Dude, who are you voting for Player of the Year?

Congrats, Luke, for winning at Disney and the money title! Oh, wait. Sorry, Luke, the PGA Tour season isn’t actually over yet. Even though you were told it was and you put on a ridiculously clutch performance on Sunday to gain an edge in the Player of the Year race, there’s actually another tournament left: The HSBC Champions, a World Golf Championship event, in Shanghai, China, next week, which counts as an official PGA Tour event if a Tour player wins it.

Tour officials originally told the media that since the money title had been clinched and the season had ended, they would be mailing out POY ballots to players either Monday or Tuesday. Not so fast! Apparently the Tour itself isn’t aware when its season is actually over.

A reporter had to point out that there were still two semi-official events in Asia left, prompting the Tour to delay the delivery of the ballots by two weeks, according to CBSSports.com’s Steve Elling:

The gaffe apparently was pointed out to the tour by a beat reporter on Monday who noted that because two quasi-official Asian events set for the next two weeks were moved back after Disney on this season’s lineup card, a handful of players still in the mix for top-player and top-rookie honors should be given the opportunity to make a last splash before ballots were mailed. A tour communications official said he could not speak to “the timing or what prompted the change.”

So now we get two more weeks of the season that never ends, a full fortnight of more hype, last-ditch Hail Marys and potentially ballot-bending accomplishments. Against fields that are one-half and one-third the size of a regular-season event.

This week’s event in Malaysia and next week’s HSBC Champions event in China are sanctioned by the PGA Tour, but fall into weird classification cracks. The money on the two limited-field cash grabs is unofficial, but the tour last year designated the HSBC as counting as an official tournament victory … if it’s claimed by a member of the PGA Tour.

Got it?

That means that for entrants like Keegan Bradley, one of seven players tied with a tour-high two wins this season, will get another chance to become the first player to collect a trio of titles. Masters winner Charl Schwartzel is also expected to play, and a victory could mean he gets a few PoY votes, too, or closes in on Bradley for the tour’s top-rookie honors.
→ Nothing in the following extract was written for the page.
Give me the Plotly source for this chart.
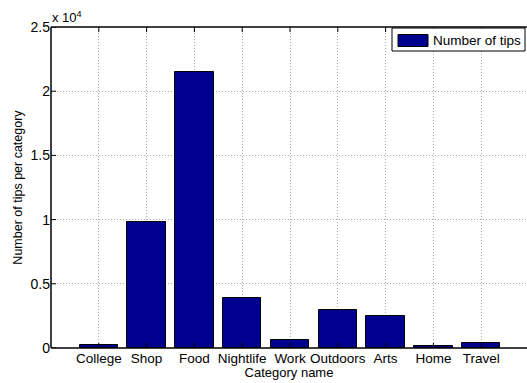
import plotly.graph_objects as go

categories = ["College", "Shop", "Food", "Nightlife", "Work", "Outdoors", "Arts", "Home", "Travel"]
tips = [200, 9850, 21500, 3920, 590, 2950, 2500, 120, 380]
series_name = "Number of tips"
ytick_vals = [0, 5000, 10000, 15000, 20000, 25000]
ytick_text = ["0", "0.5", "1", "1.5", "2", "2.5"]

xpos = list(range(1, len(categories) + 1))

FONT = "Liberation Sans, Arial, Helvetica, sans-serif"
BAR_COLOR = "rgb(0,0,143)"
GRID = "rgb(170,170,170)"

fig = go.Figure()
fig.add_trace(go.Bar(
    x=xpos, y=tips, name=series_name, width=0.8,
    marker=dict(color=BAR_COLOR, line=dict(color="black", width=1)),
    showlegend=False,
))

W, H = 527, 383
L, R, T, B = 51, 0, 27, 35
PW, PH = W - L - R, H - T - B


def px_x(p):
    return (p - L) / PW


def px_y(p):
    return (H - B - p) / PH


fig.update_layout(
    width=W, height=H,
    margin=dict(l=L, r=R, t=T, b=B, pad=0),
    paper_bgcolor="white", plot_bgcolor="white",
    font=dict(family=FONT, size=13, color="black"),
    showlegend=False,
    bargap=0,
)

fig.update_xaxes(
    range=[0, PW / 47.8], automargin=False,
    tickmode="array", tickvals=xpos, ticktext=categories,
    showgrid=True, gridcolor=GRID, griddash="1px,2px", gridwidth=1,
    showline=False, ticks="",
    title=dict(text="Category name", standoff=0, font=dict(size=13)),
    tickfont=dict(size=13.5),
    zeroline=False,
)
fig.update_yaxes(
    range=[0, 25000], automargin=False,
    tickmode="array", tickvals=ytick_vals, ticktext=ytick_text,
    showgrid=True, gridcolor=GRID, griddash="1px,2px", gridwidth=1,
    showline=False, ticks="",
    title=dict(text="Number of tips per category", standoff=5, font=dict(size=12.5)),
    zeroline=False, tickfont=dict(size=14),
)

# axis box lines (left, bottom, top)
for (x0, y0, x1, y1) in [(0, 0, 0, 1), (0, 0, 1, 0), (0, 1, 1, 1)]:
    fig.add_shape(type="line", xref="paper", yref="paper", x0=x0, y0=y0, x1=x1, y1=y1,
                  line=dict(color="black", width=1.5), layer="above")

# inward tick marks
for xv in xpos:
    fig.add_shape(type="line", xref="x", yref="paper", x0=xv, x1=xv, y0=0, y1=5 / PH,
                  line=dict(color="black", width=1), layer="above")
    fig.add_shape(type="line", xref="x", yref="paper", x0=xv, x1=xv, y0=1, y1=1 - 5 / PH,
                  line=dict(color="black", width=1), layer="above")
for yv in ytick_vals:
    fig.add_shape(type="line", xref="paper", yref="y", x0=0, x1=5 / PW, y0=yv, y1=yv,
                  line=dict(color="black", width=1), layer="above")

# legend box (MATLAB style)
fig.add_shape(type="rect", xref="paper", yref="paper",
              x0=px_x(392), x1=px_x(525), y0=px_y(51), y1=px_y(28),
              line=dict(color="black", width=1), fillcolor="white", layer="above")
fig.add_shape(type="rect", xref="paper", yref="paper",
              x0=px_x(398), x1=px_x(428), y0=px_y(46.5), y1=px_y(34.5),
              line=dict(color="black", width=1), fillcolor=BAR_COLOR, layer="above")
fig.add_annotation(
    xref="paper", yref="paper", x=px_x(431), y=px_y(40), xanchor="left", yanchor="middle",
    text=series_name, showarrow=False, font=dict(size=13.5, family=FONT),
)

fig.add_annotation(
    xref="paper", yref="paper", x=0, y=1, xanchor="left", yanchor="bottom",
    text="x 10<sup>4</sup>", showarrow=False, font=dict(size=13, family=FONT),
    xshift=-1, yshift=0,
)

fig.write_html("out.html")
Nothing wrong with that – though it should have been noticed and noted before Monday.

/golf clap

Here’s the explanation from Ponte Vedra, via the AP’s Doug Ferguson:

“It’s important because it’s an official win for a member, and that should hold the ballot open,” said Andy Pazder, the Tour’s chief of operations. “When we send out the ballot, we have a brief summary of the player’s year on the PGA Tour. It would be a glaring omission if someone won the tournament and that wasn’t on there.”

“It could affect who’s on the ballot, and it could affect someone’s resume who is on the ballot,” Pazder said.

Keegan Bradley, who won twice in his rookie season, including the PGA Championship, is playing in China. So is Masters champ Charl Schwartzel. Donald has said he’d probably play if his wife Diane had given birth to their second child.

Point is, the outcome of Shanghai could possibly influence the ballot if Keegan or Charl wins.

Well, if I’m Luke Donald, I’m a tad annoyed by the situation, especially if I don’t win POY after skipping my off week to try to win the money title and then doing it until I was told that I actually hadn’t officially clinched it yet.

Funny — there seem to have been more mix-ups lately than usual (like the Justin Leonard 2012 status incident). Maybe that’s a testament to how darn complicated Ponte Vedra has to make everything. Or we can just chalk it up to the changing world of golf and the regulations that go along with it (but there’s no excuse for not knowing why Leonard was exempt).

Several veteran Tour pros told me that delaying the ballot won’t change their vote because most of them have their minds made up already. And their opinions have stayed consistent for quite a while.

From the pros I’ve spoken to, Luke seems to have the edge, but Keegan has a strong group of supporters and Webb Simpson has his fair share, too.

“It is two horse race and Keegan isn’t one of the horses,” said veteran Tour pro Joe Ogilvie. “Great year, but not close to Webb’s or Luke’s.”

Since Luke’s incredible rally Sunday is fresh in our minds, I’m guessing most of you would vote for him. So, what say you?